You should get a triangular matrix i.e. in our context of the form
\[\begin{align*} \nabla T &= \begin{bmatrix} a_{11} & a_{12} \\ 0 & a_{22} \end{bmatrix}. \end{align*}\]
Now recall that from properties of triangular matrices, this means that to compute it determinant, you just have to compute the product of the diagonal entries, \(\det \nabla T = a_{11} a_{22}\).
- \(1/m\)
- \(1/m^2\)
- \(1/x\)
- \(1/x^2\)
- None of the above.
Correct answer is \(1/m\).
First, we compute the Jacobian matrix, where we denote \(T_1(x, m) = xm\) and \(T_2(x, m) = 1/m\):
\[\begin{align*} \nabla T(x, m) &= \begin{bmatrix} \dfrac{\partial T_1}{\partial x} & \dfrac{\partial T_1}{\partial m}\\ \dfrac{\partial T_2}{\partial x} & \dfrac{\partial T_2}{\partial m} \end{bmatrix} \\ &= \begin{bmatrix} m & x \\ 0 & -1/m^2 \end{bmatrix}. \end{align*}\]

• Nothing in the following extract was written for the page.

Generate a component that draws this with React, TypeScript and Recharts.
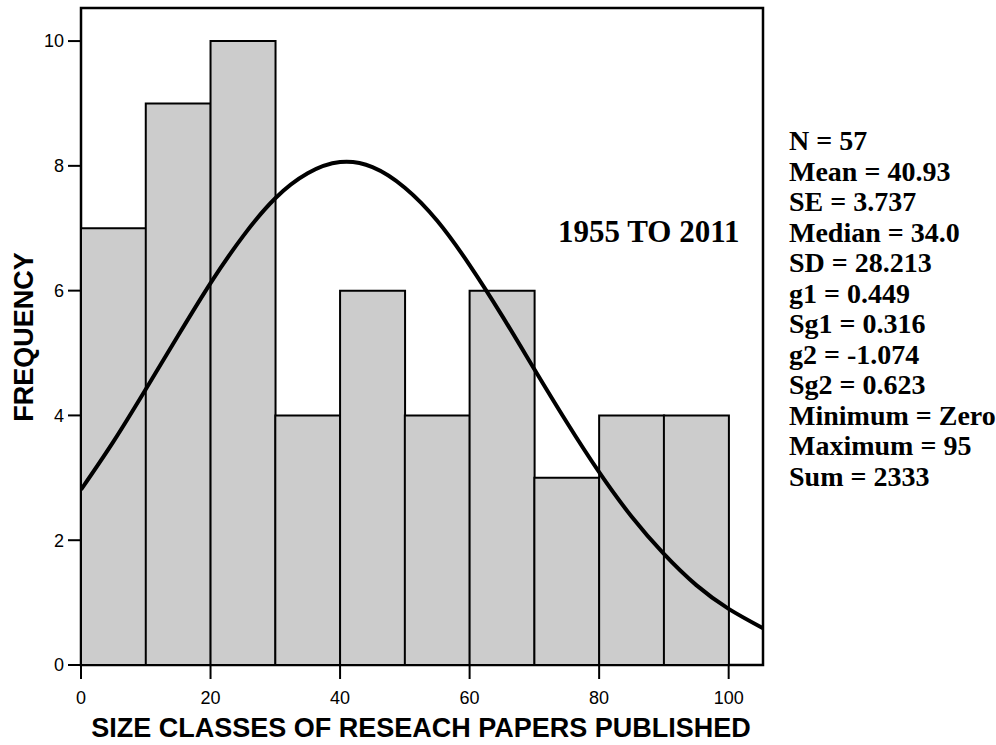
import React from 'react';
import { ComposedChart, Bar, Line, XAxis, YAxis, ReferenceArea } from 'recharts';

// histogram classes (midpoints) and counts
const classMidpoints = [5, 15, 25, 35, 45, 55, 65, 75, 85, 95];
const frequencies = [7, 9, 10, 4, 6, 4, 6, 3, 4, 4];

// fitted normal curve
const curveX = [0, 5, 10, 15, 20, 25, 30, 35, 40, 45, 50, 55, 60, 65, 70, 75, 80, 85, 90, 95, 100, 105.3];
const curveY = [2.81, 3.58, 4.42, 5.28, 6.12, 6.87, 7.48, 7.88, 8.06, 7.98, 7.65, 7.12, 6.41, 5.6, 4.74, 3.89, 3.09, 2.38, 1.78, 1.28, 0.9, 0.59];

const xTicks = [0, 20, 40, 60, 80, 100];
const yTicks = [0, 2, 4, 6, 8, 10];

const statLines = [
  'N = 57',
  'Mean = 40.93',
  'SE = 3.737',
  'Median = 34.0',
  'SD = 28.213',
  'g1 = 0.449',
  'Sg1 = 0.316',
  'g2 = -1.074',
  'Sg2 = 0.623',
  'Minimum = Zero',
  'Maximum = 95',
  'Sum = 2333',
];
const periodLabel = '1955 TO 2011';
const xTitle = 'SIZE CLASSES OF RESEACH PAPERS PUBLISHED';
const yTitle = 'FREQUENCY';

const X_MAX = 105.3;
const Y_MAX = 10.53;

const histData = classMidpoints.map((x, i) => ({ x, freq: frequencies[i] }));
const curveData = curveX.map((x, i) => ({ x, y: curveY[i] }));

const SANS = '"Liberation Sans", Arial, sans-serif';
const SERIF = '"Liberation Serif", "Times New Roman", serif';

const tickStyle = { fill: '#000', fontSize: 18, fontFamily: SANS };
const lineStyle = { stroke: '#000', strokeWidth: 2 };

const App: React.FC = () => {
  return (
    <div style={{ position: 'absolute', left: 0, top: 0, width: 996, height: 745, background: '#fff' }}>
      <ComposedChart
        width={996}
        height={745}
        data={histData}
        margin={{ top: 8, right: 233, bottom: 0, left: 0 }}
        barCategoryGap={0}
        barGap={0}
      >
        <XAxis
          dataKey="x"
          type="number"
          domain={[0, X_MAX]}
          ticks={xTicks}
          allowDataOverflow
          height={80}
          tickSize={14}
          tickMargin={12}
          tick={tickStyle}
          axisLine={lineStyle}
          tickLine={lineStyle}
        />
        <XAxis xAxisId="curve" dataKey="x" type="number" domain={[0, X_MAX]} allowDataOverflow hide />
        <YAxis
          type="number"
          domain={[0, Y_MAX]}
          ticks={yTicks}
          allowDataOverflow
          width={81}
          tickSize={13}
          tickMargin={4}
          tick={tickStyle}
          axisLine={lineStyle}
          tickLine={lineStyle}
        />
        <Bar dataKey="freq" fill="#cccccc" stroke="#000" strokeWidth={2} isAnimationActive={false} />
        <Line
          xAxisId="curve"
          data={curveData}
          dataKey="y"
          type="natural"
          stroke="#000"
          strokeWidth={4}
          dot={false}
          isAnimationActive={false}
        />
        <ReferenceArea x1={0} x2={X_MAX} y1={0} y2={Y_MAX} fill="none" stroke="#000" strokeWidth={2.5} ifOverflow="visible" />
      </ComposedChart>

      <svg width={996} height={745} style={{ position: 'absolute', left: 0, top: 0, pointerEvents: 'none' }}>
        <text x={-337} y={33} transform="rotate(-90)" textAnchor="middle" fontFamily={SANS} fontWeight="bold" fontSize={27}>
          {yTitle}
        </text>
        <text x={421} y={737} textAnchor="middle" fontFamily={SANS} fontWeight="bold" fontSize={27}>
          {xTitle}
        </text>
        <text x={558} y={242} fontFamily={SERIF} fontWeight="bold" fontSize={31}>
          {periodLabel}
        </text>
        {statLines.map((s, i) => (
          <text key={s} x={789} y={150 + i * 30.5} fontFamily={SERIF} fontWeight="bold" fontSize={28}>
            {s}
          </text>
        ))}
      </svg>
    </div>
  );
};

export default App;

Hence, the Jacobian determinant is \(|1/m|\). Since \(m \in \mathbb{R}^+\), \(|1/m| = 1/m\).
References
- See Tierney, 1998 for the introduction of the notion of involutions and deterministic proposals to the MCMC literature.
- See Green, 1995 for early use of the multivariate change of variable formula in MH acceptance ratios.